→ THE REQUEST:
Return the material exactly, first line through the line containing "s.set_visible(False)", and nothing more. Pictures stay out.

:: DATA SECTION

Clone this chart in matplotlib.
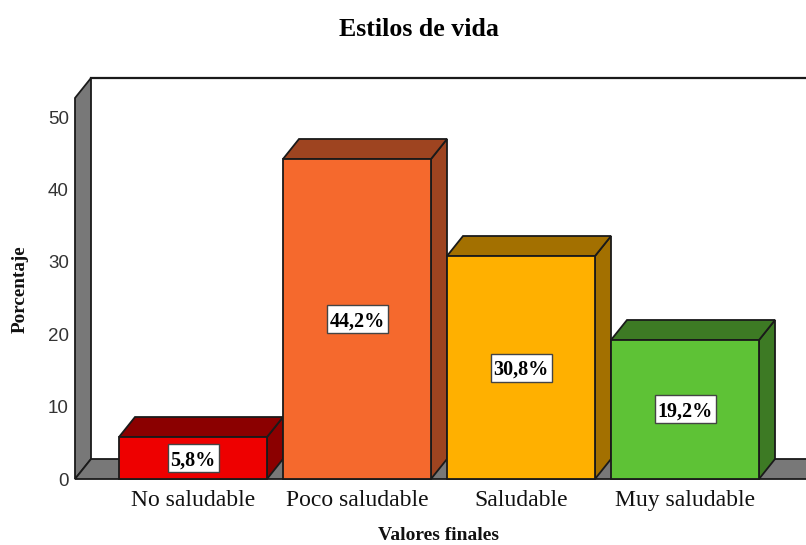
import matplotlib
matplotlib.use("Agg")
import matplotlib.pyplot as plt
from matplotlib.patches import Polygon, Rectangle

categories = ["No saludable", "Poco saludable", "Saludable", "Muy saludable"]
values = [5.8, 44.2, 30.8, 19.2]
labels = ["5,8%", "44,2%", "30,8%", "19,2%"]
yticks = [0, 10, 20, 30, 40, 50]
front_colors = ["#EE0000", "#F5692D", "#FFB000", "#5EC236"]
top_colors = ["#8B0000", "#9E4420", "#A37000", "#3D7A24"]

W, H = 806, 545
serif = "Liberation Serif"
edge = "#1a1a1a"

fig = plt.figure(figsize=(W / 100, H / 100), dpi=100)
# axes box in pixels: front plane of the 3d frame
ax = fig.add_axes([75 / W, (H - 479) / H, (W - 75) / W, (479 - 98) / H])
ax.set_ylim(0, 381 / 7.24)
ax.set_xlim((75 - 193) / 164, (806 - 193) / 164)
ax.patch.set_visible(False)
for s in ax.spines.values():
    s.set_visible(False)

# depth of the 3d effect in data units
dx = 16 / 164
dy = 20 / 7.24
xl, xr = ax.get_xlim()
ytop = ax.get_ylim()[1]
gray = "#787878"


def poly(pts, fc, z=1, lw=1.3):
    ax.add_patch(Polygon(pts, closed=True, facecolor=fc, edgecolor=edge, linewidth=lw,
                         clip_on=False, zorder=z, joinstyle="miter"))


# walls
poly([(xl, 0), (xl + dx, dy), (xl + dx, ytop + dy), (xl, ytop)], gray)
poly([(xl, 0), (xl + dx, dy), (xr + 1, dy), (xr + 1, 0)], gray)
ax.plot([xl + dx, xr], [ytop + dy, ytop + dy], color=edge, lw=1.6, clip_on=False, zorder=1)

# bars
bw = 148 / 164
for i, v in enumerate(values):
    a, b = i - bw / 2, i + bw / 2
    z = 2 + i
    poly([(b, 0), (b + dx, dy), (b + dx, v + dy), (b, v)], top_colors[i], z)
    poly([(a, v), (a + dx, v + dy), (b + dx, v + dy), (b, v)], top_colors[i], z)
    poly([(a, 0), (b, 0), (b, v), (a, v)], front_colors[i], z)
    # label box is taller than the text, so it is its own patch
    box_w = (51 if len(labels[i]) == 4 else 61) / 164
    box_h = 28 / 7.24
    ax.add_patch(Rectangle((i - box_w / 2, v / 2 - box_h / 2), box_w, box_h, facecolor="white",
                           edgecolor="#444444", linewidth=1, zorder=10))
    ax.text(i, v / 2, labels[i], ha="center", va="center_baseline", family=serif, weight="bold",
            fontsize=14.5, color="black", zorder=11)

ax.set_xticks(range(len(categories)), categories, family=serif, fontsize=17, color="#111111")
ax.set_yticks(yticks, [str(t) for t in yticks], family="Liberation Sans", fontsize=13.5, color="#333333")
ax.tick_params(axis="both", length=0)
ax.tick_params(axis="x", pad=8)
ax.tick_params(axis="y", pad=4.5)

fig.text(419 / W, 1 - 29 / H, "Estilos de vida", ha="center", va="center", family=serif,
         weight="bold", fontsize=18.6, color="black")
fig.text(439 / W, 1 - 535.5 / H, "Valores finales", ha="center", va="center", family=serif,
         weight="bold", fontsize=14, color="#111111")
fig.text(20 / W, 1 - 289 / H, "Porcentaje", ha="center", va="center", rotation=90, family=serif,
         weight="bold", fontsize=13.8, color="#111111")

fig.savefig("out.png", dpi=100)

::::

→ EXERCISE ANSWER:
Clone this chart in matplotlib.
import matplotlib
matplotlib.use("Agg")
import matplotlib.pyplot as plt
from matplotlib.patches import Polygon, Rectangle

categories = ["No saludable", "Poco saludable", "Saludable", "Muy saludable"]
values = [5.8, 44.2, 30.8, 19.2]
labels = ["5,8%", "44,2%", "30,8%", "19,2%"]
yticks = [0, 10, 20, 30, 40, 50]
front_colors = ["#EE0000", "#F5692D", "#FFB000", "#5EC236"]
top_colors = ["#8B0000", "#9E4420", "#A37000", "#3D7A24"]

W, H = 806, 545
serif = "Liberation Serif"
edge = "#1a1a1a"

fig = plt.figure(figsize=(W / 100, H / 100), dpi=100)
# axes box in pixels: front plane of the 3d frame
ax = fig.add_axes([75 / W, (H - 479) / H, (W - 75) / W, (479 - 98) / H])
ax.set_ylim(0, 381 / 7.24)
ax.set_xlim((75 - 193) / 164, (806 - 193) / 164)
ax.patch.set_visible(False)
for s in ax.spines.values():
    s.set_visible(False)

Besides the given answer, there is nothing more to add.